---------- Given information
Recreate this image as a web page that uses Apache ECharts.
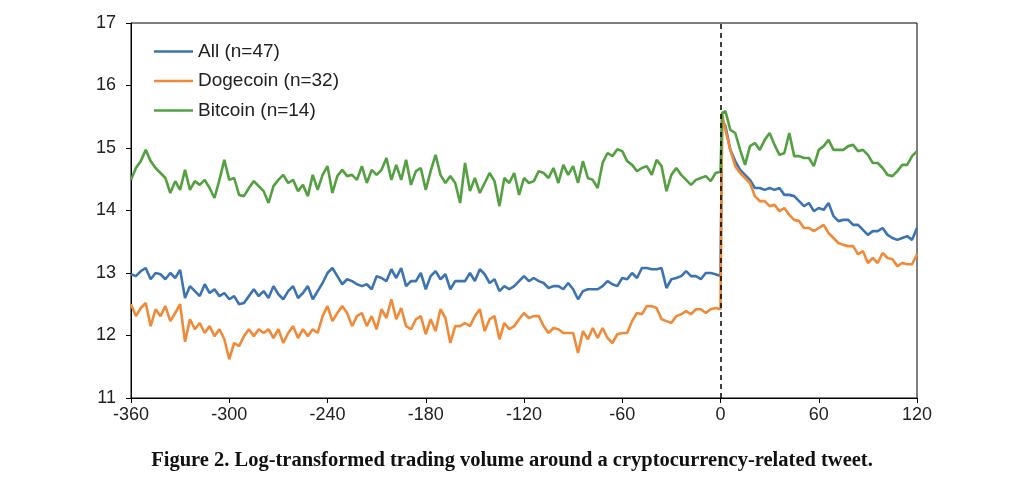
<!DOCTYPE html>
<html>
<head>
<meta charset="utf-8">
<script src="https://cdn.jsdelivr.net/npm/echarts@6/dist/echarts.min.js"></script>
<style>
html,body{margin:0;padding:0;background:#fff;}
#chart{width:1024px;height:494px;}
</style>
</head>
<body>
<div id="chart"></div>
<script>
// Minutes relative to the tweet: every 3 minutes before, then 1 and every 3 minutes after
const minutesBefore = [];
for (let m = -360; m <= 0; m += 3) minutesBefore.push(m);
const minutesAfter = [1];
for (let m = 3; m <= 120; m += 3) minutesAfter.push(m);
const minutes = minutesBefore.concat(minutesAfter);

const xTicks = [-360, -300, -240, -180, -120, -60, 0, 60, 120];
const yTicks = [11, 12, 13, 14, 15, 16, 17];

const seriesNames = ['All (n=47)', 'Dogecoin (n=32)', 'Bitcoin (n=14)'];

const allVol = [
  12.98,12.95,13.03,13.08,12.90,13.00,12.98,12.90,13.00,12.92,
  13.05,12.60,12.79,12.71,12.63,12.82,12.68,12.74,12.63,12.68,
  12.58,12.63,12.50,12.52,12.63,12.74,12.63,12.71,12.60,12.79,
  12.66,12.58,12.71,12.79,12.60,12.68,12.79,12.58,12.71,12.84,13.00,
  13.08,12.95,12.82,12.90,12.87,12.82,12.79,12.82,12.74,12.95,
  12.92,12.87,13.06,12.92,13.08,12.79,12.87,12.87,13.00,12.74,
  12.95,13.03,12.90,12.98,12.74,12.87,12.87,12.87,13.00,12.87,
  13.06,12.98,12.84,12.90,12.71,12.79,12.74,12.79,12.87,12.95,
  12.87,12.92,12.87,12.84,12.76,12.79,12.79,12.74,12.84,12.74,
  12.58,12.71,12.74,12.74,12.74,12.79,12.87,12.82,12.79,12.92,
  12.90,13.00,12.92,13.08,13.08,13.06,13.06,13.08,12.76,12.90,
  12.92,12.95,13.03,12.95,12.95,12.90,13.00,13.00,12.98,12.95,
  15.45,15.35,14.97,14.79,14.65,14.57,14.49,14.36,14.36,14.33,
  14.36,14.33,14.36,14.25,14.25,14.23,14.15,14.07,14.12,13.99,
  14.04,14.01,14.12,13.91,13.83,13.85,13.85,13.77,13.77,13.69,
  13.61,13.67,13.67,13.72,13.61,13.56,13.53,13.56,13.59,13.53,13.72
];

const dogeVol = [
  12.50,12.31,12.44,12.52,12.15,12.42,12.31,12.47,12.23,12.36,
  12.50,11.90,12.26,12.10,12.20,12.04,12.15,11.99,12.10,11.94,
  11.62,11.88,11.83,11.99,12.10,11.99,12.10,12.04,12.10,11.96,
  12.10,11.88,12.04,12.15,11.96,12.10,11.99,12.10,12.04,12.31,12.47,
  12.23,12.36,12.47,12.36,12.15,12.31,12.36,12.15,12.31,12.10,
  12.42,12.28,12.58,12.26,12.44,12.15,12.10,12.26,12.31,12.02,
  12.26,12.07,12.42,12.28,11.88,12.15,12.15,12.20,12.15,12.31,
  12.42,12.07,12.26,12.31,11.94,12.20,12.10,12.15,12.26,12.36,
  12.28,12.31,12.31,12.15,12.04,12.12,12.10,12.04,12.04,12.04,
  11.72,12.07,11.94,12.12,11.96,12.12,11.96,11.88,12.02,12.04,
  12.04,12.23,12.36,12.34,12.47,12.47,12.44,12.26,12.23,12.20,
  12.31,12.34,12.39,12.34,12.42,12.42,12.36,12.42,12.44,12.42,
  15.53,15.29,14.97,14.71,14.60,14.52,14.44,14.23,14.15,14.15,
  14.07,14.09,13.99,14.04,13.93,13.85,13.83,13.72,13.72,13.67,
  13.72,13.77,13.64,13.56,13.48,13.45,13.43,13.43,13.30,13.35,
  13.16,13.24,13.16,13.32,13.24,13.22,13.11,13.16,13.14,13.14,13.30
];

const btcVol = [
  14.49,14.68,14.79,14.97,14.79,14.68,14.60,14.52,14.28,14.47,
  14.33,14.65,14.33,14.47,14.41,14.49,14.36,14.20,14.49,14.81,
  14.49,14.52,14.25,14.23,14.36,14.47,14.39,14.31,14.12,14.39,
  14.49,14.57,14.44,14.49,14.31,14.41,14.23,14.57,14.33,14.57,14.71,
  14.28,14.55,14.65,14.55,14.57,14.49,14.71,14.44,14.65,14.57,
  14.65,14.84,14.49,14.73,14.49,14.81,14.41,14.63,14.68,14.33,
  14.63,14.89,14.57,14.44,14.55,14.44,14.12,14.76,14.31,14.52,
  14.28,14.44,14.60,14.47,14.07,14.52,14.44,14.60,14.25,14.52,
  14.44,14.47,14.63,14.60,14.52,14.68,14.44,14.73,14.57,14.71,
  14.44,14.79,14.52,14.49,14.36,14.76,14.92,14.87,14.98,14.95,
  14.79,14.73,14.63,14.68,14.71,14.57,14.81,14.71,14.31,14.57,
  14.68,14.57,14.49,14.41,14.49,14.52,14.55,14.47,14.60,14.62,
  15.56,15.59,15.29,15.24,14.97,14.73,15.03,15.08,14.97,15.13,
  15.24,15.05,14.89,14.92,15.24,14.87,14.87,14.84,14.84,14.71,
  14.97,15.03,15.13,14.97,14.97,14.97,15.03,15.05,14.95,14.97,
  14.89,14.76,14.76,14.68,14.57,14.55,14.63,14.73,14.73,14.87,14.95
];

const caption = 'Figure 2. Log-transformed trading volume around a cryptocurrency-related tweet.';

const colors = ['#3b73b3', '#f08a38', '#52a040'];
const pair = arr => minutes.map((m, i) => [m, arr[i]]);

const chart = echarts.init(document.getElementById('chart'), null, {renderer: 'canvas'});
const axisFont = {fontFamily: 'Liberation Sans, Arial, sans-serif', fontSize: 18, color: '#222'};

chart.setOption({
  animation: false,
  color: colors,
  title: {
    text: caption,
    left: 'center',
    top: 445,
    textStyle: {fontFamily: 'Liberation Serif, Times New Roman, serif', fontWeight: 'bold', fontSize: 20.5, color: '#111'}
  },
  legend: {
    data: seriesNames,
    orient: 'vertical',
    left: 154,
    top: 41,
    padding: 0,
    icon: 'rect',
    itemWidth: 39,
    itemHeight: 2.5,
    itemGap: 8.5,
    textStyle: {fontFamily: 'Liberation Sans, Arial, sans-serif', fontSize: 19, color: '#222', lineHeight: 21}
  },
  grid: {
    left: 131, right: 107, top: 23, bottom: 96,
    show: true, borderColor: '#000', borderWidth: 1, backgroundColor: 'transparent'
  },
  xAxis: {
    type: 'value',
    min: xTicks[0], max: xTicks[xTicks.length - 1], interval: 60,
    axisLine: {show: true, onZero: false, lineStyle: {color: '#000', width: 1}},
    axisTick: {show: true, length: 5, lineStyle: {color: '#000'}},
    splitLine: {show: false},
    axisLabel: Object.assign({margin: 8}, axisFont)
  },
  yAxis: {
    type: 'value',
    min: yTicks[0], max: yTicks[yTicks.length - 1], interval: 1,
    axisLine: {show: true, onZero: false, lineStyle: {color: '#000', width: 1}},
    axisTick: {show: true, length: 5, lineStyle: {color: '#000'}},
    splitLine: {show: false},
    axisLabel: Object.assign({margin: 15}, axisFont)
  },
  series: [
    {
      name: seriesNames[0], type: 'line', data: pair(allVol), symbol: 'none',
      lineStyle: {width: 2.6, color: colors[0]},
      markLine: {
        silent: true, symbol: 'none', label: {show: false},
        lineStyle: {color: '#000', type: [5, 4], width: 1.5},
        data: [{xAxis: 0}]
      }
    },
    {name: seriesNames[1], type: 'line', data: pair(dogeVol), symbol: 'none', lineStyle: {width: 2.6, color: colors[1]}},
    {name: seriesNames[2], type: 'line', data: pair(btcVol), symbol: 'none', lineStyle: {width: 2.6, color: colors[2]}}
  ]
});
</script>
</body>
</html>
--------------------
### The exercise
Only the lines from the top of the data through the line with "const seriesNames = ['All" should be quoted, exactly and with both ends kept; skip the pictures.

### Answer to the exercise
Recreate this image as a web page that uses Apache ECharts.
<!DOCTYPE html>
<html>
<head>
<meta charset="utf-8">
<script src="https://cdn.jsdelivr.net/npm/echarts@6/dist/echarts.min.js"></script>
<style>
html,body{margin:0;padding:0;background:#fff;}
#chart{width:1024px;height:494px;}
</style>
</head>
<body>
<div id="chart"></div>
<script>
// Minutes relative to the tweet: every 3 minutes before, then 1 and every 3 minutes after
const minutesBefore = [];
for (let m = -360; m <= 0; m += 3) minutesBefore.push(m);
const minutesAfter = [1];
for (let m = 3; m <= 120; m += 3) minutesAfter.push(m);
const minutes = minutesBefore.concat(minutesAfter);

const xTicks = [-360, -300, -240, -180, -120, -60, 0, 60, 120];
const yTicks = [11, 12, 13, 14, 15, 16, 17];

const seriesNames = ['All (n=47)', 'Dogecoin (n=32)', 'Bitcoin (n=14)'];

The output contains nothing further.